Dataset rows

* * *

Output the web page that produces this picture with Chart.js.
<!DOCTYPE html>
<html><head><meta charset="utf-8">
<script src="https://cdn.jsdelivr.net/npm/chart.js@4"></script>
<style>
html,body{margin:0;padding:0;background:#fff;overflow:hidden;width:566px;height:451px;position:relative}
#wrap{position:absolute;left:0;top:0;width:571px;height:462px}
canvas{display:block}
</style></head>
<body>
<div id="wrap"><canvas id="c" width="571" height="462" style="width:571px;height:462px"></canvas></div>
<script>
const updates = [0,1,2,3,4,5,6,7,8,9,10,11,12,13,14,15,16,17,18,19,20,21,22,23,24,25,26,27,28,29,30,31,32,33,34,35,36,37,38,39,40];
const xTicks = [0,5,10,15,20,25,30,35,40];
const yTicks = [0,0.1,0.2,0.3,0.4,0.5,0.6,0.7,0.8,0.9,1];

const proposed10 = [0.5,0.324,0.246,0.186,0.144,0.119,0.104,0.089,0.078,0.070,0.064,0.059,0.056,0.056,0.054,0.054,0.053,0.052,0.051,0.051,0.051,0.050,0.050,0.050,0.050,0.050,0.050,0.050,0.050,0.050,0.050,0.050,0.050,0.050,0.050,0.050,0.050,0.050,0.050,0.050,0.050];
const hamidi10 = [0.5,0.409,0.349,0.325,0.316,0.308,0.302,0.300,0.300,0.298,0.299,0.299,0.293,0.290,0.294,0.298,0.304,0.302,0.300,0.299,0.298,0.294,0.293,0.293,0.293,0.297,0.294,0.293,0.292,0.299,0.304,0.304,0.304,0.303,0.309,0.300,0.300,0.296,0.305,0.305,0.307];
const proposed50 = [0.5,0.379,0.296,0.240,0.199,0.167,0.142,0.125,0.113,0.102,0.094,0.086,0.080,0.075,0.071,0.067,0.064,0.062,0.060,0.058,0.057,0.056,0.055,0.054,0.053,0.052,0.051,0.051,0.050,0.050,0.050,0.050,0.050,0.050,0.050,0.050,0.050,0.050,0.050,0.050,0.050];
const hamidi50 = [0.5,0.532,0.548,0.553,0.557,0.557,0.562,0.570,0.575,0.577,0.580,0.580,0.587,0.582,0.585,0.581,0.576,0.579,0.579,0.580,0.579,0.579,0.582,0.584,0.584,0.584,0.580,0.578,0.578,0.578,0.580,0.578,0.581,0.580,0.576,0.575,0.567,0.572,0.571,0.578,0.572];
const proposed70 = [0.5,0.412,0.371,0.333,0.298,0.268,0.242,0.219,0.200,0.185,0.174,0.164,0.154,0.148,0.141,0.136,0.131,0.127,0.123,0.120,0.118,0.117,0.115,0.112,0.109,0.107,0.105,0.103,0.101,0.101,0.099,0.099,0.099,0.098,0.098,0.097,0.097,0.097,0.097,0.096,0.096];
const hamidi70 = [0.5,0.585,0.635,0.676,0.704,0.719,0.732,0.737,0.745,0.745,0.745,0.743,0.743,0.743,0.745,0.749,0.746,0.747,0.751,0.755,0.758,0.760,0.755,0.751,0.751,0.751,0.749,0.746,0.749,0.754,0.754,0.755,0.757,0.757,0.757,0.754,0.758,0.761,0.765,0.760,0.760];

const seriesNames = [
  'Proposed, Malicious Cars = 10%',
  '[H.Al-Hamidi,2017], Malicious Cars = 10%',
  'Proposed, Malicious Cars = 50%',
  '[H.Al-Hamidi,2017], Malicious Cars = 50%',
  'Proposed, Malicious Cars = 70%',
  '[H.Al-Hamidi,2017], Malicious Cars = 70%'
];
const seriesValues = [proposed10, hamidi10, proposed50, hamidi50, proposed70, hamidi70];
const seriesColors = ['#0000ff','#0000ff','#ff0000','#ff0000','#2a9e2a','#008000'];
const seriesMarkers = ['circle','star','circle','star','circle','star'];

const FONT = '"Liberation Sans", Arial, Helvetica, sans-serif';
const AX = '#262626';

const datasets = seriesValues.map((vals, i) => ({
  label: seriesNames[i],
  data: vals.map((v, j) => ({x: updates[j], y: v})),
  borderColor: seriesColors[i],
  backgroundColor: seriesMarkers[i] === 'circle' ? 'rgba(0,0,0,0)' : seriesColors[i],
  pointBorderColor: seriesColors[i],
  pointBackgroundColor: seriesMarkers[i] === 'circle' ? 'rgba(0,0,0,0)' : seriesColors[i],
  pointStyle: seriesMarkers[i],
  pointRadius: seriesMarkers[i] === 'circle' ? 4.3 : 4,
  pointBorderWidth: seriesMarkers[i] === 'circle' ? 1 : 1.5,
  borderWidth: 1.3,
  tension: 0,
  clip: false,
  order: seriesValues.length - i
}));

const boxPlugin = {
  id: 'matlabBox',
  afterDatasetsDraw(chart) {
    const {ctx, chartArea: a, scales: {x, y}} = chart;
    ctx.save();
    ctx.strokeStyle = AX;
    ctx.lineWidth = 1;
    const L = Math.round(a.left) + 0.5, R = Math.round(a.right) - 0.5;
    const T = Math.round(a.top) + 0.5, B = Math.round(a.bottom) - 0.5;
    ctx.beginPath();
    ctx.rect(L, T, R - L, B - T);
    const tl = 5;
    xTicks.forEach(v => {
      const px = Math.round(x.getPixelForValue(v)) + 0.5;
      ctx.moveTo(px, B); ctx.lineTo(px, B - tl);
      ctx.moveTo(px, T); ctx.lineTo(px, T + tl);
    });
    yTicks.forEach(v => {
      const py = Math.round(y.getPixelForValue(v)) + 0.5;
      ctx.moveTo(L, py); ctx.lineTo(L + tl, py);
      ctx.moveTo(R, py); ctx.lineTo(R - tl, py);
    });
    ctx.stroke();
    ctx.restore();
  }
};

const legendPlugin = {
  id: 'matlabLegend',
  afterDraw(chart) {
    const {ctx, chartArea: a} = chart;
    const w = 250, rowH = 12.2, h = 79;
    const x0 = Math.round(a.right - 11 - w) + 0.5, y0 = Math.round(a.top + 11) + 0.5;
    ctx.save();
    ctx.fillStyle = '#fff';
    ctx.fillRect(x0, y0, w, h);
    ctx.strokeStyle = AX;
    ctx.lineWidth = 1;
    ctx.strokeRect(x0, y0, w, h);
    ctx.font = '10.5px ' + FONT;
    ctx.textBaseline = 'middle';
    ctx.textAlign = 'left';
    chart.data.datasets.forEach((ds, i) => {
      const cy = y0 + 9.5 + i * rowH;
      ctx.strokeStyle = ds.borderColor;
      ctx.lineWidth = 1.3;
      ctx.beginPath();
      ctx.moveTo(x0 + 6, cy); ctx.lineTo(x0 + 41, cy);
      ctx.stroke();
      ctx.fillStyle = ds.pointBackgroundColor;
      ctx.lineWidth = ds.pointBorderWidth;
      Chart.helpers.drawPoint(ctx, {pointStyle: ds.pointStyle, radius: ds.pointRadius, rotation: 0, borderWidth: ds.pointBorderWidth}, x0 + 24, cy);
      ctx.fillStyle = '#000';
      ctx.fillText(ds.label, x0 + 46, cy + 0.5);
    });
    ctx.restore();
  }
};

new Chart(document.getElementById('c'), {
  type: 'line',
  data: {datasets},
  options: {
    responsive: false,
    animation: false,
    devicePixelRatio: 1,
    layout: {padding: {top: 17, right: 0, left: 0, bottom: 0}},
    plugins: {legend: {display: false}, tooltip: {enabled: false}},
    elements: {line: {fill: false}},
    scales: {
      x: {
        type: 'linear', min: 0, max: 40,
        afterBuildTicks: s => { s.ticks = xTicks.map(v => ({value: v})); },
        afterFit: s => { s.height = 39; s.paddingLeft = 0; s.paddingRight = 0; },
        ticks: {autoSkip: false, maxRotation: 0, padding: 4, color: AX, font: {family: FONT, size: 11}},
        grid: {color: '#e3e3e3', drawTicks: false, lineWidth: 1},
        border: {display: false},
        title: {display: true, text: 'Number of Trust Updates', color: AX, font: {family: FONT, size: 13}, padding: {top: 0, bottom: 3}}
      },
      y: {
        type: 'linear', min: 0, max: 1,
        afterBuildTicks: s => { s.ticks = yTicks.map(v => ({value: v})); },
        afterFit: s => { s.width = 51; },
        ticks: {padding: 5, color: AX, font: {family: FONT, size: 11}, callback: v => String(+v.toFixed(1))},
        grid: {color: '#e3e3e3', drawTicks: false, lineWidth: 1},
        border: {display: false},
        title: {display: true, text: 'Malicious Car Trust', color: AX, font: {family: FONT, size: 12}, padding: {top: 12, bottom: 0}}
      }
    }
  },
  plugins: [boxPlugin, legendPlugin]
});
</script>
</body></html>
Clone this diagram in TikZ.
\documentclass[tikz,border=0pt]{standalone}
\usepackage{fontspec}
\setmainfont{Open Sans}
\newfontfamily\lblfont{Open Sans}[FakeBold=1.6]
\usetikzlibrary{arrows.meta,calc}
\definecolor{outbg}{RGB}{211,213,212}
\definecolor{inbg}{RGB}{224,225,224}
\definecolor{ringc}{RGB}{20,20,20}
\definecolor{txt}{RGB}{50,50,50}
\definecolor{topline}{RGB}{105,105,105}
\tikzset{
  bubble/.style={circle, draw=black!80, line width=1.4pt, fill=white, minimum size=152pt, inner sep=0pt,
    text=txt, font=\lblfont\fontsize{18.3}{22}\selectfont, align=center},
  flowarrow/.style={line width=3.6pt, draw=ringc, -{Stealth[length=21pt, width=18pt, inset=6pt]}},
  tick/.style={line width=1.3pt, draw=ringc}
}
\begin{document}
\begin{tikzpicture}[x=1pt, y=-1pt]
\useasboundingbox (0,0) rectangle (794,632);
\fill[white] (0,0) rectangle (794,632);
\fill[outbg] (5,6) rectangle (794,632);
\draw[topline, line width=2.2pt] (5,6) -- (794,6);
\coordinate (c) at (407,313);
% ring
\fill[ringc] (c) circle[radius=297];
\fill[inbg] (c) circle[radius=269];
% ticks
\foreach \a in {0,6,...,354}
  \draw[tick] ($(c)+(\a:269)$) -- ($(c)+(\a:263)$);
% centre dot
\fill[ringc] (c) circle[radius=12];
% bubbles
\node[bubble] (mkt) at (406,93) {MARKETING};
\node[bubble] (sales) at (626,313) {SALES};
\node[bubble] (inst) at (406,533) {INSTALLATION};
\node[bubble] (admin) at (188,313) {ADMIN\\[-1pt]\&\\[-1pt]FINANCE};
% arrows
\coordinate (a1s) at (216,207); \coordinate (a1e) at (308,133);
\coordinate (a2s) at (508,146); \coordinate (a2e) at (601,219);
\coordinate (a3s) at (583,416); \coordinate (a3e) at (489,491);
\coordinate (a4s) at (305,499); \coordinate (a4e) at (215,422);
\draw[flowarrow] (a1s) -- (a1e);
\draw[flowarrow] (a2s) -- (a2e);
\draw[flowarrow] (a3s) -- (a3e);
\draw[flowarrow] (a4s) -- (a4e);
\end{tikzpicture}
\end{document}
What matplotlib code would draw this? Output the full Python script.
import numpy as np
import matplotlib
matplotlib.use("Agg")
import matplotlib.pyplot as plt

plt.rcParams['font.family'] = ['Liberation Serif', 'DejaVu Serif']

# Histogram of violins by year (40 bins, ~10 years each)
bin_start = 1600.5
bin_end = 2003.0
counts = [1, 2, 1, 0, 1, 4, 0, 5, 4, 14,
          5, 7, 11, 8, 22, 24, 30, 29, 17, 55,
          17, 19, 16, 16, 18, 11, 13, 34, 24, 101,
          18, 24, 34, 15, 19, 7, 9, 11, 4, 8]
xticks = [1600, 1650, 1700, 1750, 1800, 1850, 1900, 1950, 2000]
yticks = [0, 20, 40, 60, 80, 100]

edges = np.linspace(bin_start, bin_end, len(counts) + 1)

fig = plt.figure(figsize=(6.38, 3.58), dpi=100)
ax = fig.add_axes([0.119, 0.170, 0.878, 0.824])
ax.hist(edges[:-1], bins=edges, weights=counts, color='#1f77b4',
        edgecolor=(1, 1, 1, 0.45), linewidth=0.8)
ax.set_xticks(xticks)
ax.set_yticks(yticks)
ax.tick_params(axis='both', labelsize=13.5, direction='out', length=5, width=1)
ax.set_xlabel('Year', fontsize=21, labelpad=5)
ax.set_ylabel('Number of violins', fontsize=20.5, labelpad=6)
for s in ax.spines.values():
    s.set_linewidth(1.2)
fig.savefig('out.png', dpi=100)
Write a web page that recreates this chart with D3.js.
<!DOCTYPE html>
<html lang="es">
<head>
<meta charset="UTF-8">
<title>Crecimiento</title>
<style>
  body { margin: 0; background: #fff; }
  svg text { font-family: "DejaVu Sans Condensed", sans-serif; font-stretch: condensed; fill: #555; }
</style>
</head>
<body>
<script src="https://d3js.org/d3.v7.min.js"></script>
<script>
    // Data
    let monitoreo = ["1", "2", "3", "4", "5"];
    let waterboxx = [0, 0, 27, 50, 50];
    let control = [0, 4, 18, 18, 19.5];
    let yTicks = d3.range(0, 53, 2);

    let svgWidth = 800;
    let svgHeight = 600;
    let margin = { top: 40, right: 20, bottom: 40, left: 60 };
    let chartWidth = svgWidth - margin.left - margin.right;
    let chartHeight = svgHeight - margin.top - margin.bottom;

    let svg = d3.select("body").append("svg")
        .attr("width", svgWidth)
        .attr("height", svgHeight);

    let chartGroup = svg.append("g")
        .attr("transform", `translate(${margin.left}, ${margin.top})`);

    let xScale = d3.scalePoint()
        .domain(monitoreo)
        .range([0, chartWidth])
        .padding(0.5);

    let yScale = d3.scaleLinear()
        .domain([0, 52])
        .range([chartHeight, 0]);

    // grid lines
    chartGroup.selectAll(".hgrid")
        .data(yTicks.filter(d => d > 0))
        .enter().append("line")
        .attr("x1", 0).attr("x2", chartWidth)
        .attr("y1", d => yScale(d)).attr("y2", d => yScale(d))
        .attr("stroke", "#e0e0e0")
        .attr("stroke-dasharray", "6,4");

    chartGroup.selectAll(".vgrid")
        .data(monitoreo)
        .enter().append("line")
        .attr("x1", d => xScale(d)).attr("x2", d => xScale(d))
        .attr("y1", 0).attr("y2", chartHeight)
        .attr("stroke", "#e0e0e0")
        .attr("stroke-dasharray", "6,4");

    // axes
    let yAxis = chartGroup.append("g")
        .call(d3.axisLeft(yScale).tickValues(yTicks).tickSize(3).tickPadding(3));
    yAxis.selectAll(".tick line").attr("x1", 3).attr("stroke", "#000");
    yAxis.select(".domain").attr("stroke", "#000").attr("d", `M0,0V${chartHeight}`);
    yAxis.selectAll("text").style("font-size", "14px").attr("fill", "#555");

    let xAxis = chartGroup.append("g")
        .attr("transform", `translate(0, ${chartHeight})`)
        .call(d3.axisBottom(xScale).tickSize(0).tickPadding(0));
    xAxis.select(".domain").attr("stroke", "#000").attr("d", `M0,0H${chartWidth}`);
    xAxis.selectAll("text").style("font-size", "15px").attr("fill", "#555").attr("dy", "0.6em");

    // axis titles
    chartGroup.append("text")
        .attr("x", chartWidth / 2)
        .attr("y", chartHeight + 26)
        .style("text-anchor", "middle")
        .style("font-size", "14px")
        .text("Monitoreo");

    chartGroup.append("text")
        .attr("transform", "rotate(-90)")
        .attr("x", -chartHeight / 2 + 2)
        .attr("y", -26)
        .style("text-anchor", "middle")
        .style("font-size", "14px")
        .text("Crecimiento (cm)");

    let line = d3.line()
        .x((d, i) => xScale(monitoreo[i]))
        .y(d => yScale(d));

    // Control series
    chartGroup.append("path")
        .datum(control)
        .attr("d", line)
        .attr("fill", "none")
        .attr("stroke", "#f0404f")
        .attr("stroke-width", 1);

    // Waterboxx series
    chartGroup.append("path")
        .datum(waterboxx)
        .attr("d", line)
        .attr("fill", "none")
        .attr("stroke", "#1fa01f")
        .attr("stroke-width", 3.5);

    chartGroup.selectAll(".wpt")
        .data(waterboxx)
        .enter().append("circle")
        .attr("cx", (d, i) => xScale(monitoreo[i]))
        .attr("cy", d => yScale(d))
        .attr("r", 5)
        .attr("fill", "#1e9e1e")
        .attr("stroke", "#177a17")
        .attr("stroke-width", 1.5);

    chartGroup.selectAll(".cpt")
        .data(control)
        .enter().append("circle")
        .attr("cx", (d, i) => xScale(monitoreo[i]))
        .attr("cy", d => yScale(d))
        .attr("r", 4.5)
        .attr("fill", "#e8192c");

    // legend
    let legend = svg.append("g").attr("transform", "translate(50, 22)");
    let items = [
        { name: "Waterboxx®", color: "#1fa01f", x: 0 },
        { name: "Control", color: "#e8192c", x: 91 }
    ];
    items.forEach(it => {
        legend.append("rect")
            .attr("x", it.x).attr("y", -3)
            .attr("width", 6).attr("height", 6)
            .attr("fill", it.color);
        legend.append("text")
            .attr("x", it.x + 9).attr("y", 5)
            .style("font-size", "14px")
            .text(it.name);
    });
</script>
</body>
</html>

* * *

From the entries above, collect every line with the string "page" in it.

Output the web page that produces this picture with Chart.js.
Write a web page that recreates this chart with D3.js.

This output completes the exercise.